As someone attempting, however tentatively, to put good economics into the realm of good governance, Mukhejee could do with all the luck he can muster. But what if the Arab thirst for change turns out to be relentless and forces oil prices northwards? The UPA has approached for this exigency in the same way as Britain and France prepared for Hitler's aggressive designs prior to September 1939: through a gamut of less than half-measures and the hope that the danger will pass.
If the danger doesn't pass, the Government will be forced into exercising harsh options. Lower GDP growth, the return of the fiscal deficit and more stealth taxes are only to be expected. But if India is to come of any crisis with its fundamentals intact, the political class must acknowledge an elementary rule of household income: that expenditure cannot wildly exceed income. The Government is spending beyond its means and replacing a failed socialist model with a discarded Scandinavian one.
1 comment:
Yes the price of oil could really make things problematic for Indians. The government is too busy playing politics as usual to notice the writing on the wall.

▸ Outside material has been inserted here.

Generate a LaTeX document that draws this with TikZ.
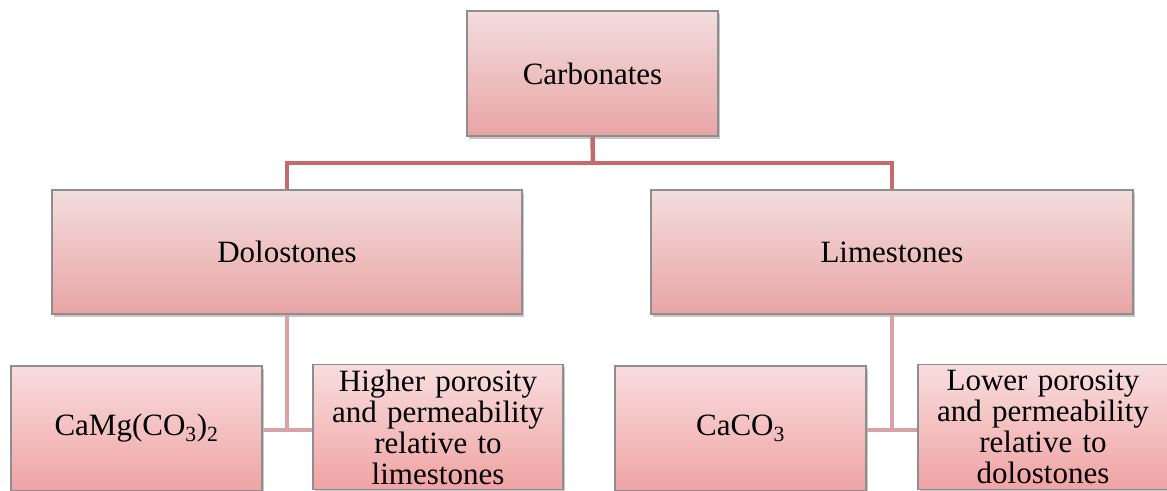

But I am regarding the attitude of Justice Sarosh Homi Kapadia with an immense sense of relief. If anyone can turn the country around, and tackle corruption, then it is this judge.
He is now the greatest Indian icon. The one true God for billion Indians. Many Indians had lost all faith; we had been thinking that nothing would happen to the top ministers whose sole business is to loot the country.
But Justice Sarosh Homi Kapadia has revived our faith in Indian democracy. To transform a country you don't need million pygmies. You need one Great leader. Mr. Kapadia is capable of playing the role of that great leader.
It is good to know that there is at least one person at the top, who cares about the country.